L’analyse de ses abonnements a permis d’identifier tout un lot d’autres profils de militaires se suivant les uns les autres, dont un officier manifestement gradé. Un autre de ces profils a même grossièrement procédé à une publication de ses documents militaires, dont l’analyse poussée permettrait à son tour d’identifier le régiment biélorusse stationné ici.

Propos conclusif

C’est ainsi que se conclut notre démonstration, représentative d’intérêts auxquels peut subvenir l’OSINT en temps de guerre ou de crise, autant en ciblant le plan global qu’individuel.
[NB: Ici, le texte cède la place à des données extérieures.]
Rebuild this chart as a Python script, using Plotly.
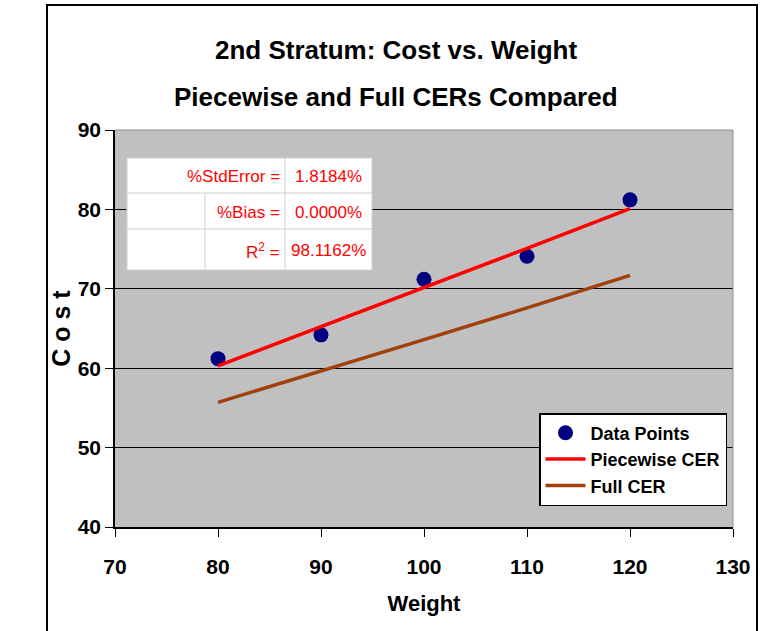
import plotly.graph_objects as go

weight = [80, 90, 100, 110, 120]
cost = [61.2, 64.2, 71.2, 74.1, 81.2]
piecewise_cer = [60.3, 65.2, 70.2, 75.1, 80.1]
full_cer = [55.7, 59.6, 63.6, 67.6, 71.7]

title_lines = ["2nd Stratum: Cost vs. Weight", "Piecewise and Full CERs Compared"]
stat_labels = ["%StdError =", "%Bias =", "R<sup>2</sup> ="]
stat_values = ["1.8184%", "0.0000%", "98.1162%"]

x_ticks = [70, 80, 90, 100, 110, 120, 130]
y_ticks = [40, 50, 60, 70, 80, 90]

W, H = 766, 631
L, R, T, B = 115, 733, 130, 527
FONT = "Liberation Sans, Arial, sans-serif"


def px(X):
    return (X - L) / (R - L)


def py(Y):
    return (B - Y) / (B - T)


fig = go.Figure()
fig.add_trace(go.Scatter(x=weight, y=cost, mode="markers", name="Data Points",
                         marker=dict(color="#000080", size=15, line=dict(width=0))))
fig.add_trace(go.Scatter(x=weight, y=piecewise_cer, mode="lines", name="Piecewise CER",
                         line=dict(color="#FF0000", width=3.5)))
fig.add_trace(go.Scatter(x=weight, y=full_cer, mode="lines", name="Full CER",
                         line=dict(color="#A0400A", width=3.5)))

shapes = []
# outer frame
shapes.append(dict(type="rect", xref="paper", yref="paper",
                   x0=px(47), x1=px(757), y0=py(5), y1=py(650),
                   line=dict(color="black", width=2), fillcolor="rgba(0,0,0,0)", layer="below"))
# top and right gray border of plot area
shapes.append(dict(type="line", xref="paper", yref="paper", x0=0, x1=1, y0=1, y1=1,
                   line=dict(color="#909090", width=1)))
shapes.append(dict(type="line", xref="paper", yref="paper", x0=1, x1=1, y0=0, y1=1,
                   line=dict(color="#909090", width=1)))

# stats table
tx = [127, 205, 285, 372]
ty = [158, 193, 229, 270]
shapes.append(dict(type="rect", xref="paper", yref="paper",
                   x0=px(tx[0]), x1=px(tx[3]), y0=py(ty[0]), y1=py(ty[3]),
                   fillcolor="white", line=dict(color="#d0d0d0", width=1)))
for yy in ty[1:3]:
    shapes.append(dict(type="line", xref="paper", yref="paper",
                       x0=px(tx[0]), x1=px(tx[3]), y0=py(yy), y1=py(yy),
                       line=dict(color="#d0d0d0", width=1)))
shapes.append(dict(type="line", xref="paper", yref="paper",
                   x0=px(tx[2]), x1=px(tx[2]), y0=py(ty[0]), y1=py(ty[3]),
                   line=dict(color="#d0d0d0", width=1)))
shapes.append(dict(type="line", xref="paper", yref="paper",
                   x0=px(tx[1]), x1=px(tx[1]), y0=py(ty[1]), y1=py(ty[3]),
                   line=dict(color="#d0d0d0", width=1)))

annotations = []
for i, (lab, val) in enumerate(zip(stat_labels, stat_values)):
    yc = py((ty[i] + ty[i + 1]) / 2 + 1)
    annotations.append(dict(xref="paper", yref="paper", x=px(tx[2] - 3), y=yc,
                            text=lab, showarrow=False, xanchor="right", yanchor="middle",
                            font=dict(family=FONT, size=17, color="#FF0000")))
    annotations.append(dict(xref="paper", yref="paper", x=px((tx[2] + tx[3]) / 2), y=yc,
                            text=val, showarrow=False, xanchor="center", yanchor="middle",
                            font=dict(family=FONT, size=17, color="#FF0000")))

# title lines
for txt, yy in zip(title_lines, [50, 97]):
    annotations.append(dict(xref="paper", yref="paper", x=px(396), y=py(yy),
                            text="<b>" + txt + "</b>", showarrow=False,
                            xanchor="center", yanchor="middle",
                            font=dict(family=FONT, size=26, color="black")))

fig.update_layout(
    width=W, height=H,
    margin=dict(l=L, r=W - R, t=T, b=H - B),
    paper_bgcolor="white",
    plot_bgcolor="#C0C0C0",
    xaxis=dict(range=[70, 130], tickvals=x_ticks, showgrid=False, zeroline=False,
               showline=True, linecolor="black", linewidth=1.5,
               ticks="outside", ticklen=8, tickcolor="black", ticklabelstandoff=12,
               tickfont=dict(family=FONT, size=21, color="black", weight="bold"),
               title=dict(text="<b>Weight</b>", font=dict(family=FONT, size=22, color="black"),
                          standoff=19)),
    yaxis=dict(range=[40, 90], tickvals=y_ticks, showgrid=True, gridcolor="black", gridwidth=1,
               zeroline=False, showline=True, linecolor="black", linewidth=1.5,
               ticks="outside", ticklen=8, tickcolor="black",
               tickfont=dict(family=FONT, size=21, color="black", weight="bold"),
               title=dict(text="<b>C o s t</b>", font=dict(family=FONT, size=25, color="black"),
                          standoff=0)),
    legend=dict(x=px(539), y=py(413), xanchor="left", yanchor="top",
                bgcolor="white", bordercolor="black", borderwidth=1.5,
                font=dict(family=FONT, size=18, color="black", weight="bold"),
                tracegroupgap=0, itemwidth=40),
    shapes=shapes,
    annotations=annotations,
    showlegend=True,
)

fig.write_html("out.html")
Les résultats obtenus amènent naturellement à associer ces techniques au renseignement militaire, mais celles-ci peuvent aussi se révéler – et se révèlent déjà – profondément décisives dans la lutte contre la désinformation ou dans la recherche de preuves de crimes de guerre.

Cette présentation, faite pour la première fois devant le public du FIC, est également pour les fondateurs du Projet Fox la consécration de trois années d’application des techniques de renseignement en sources ouvertes aux crises et aux conflits à travers le globe.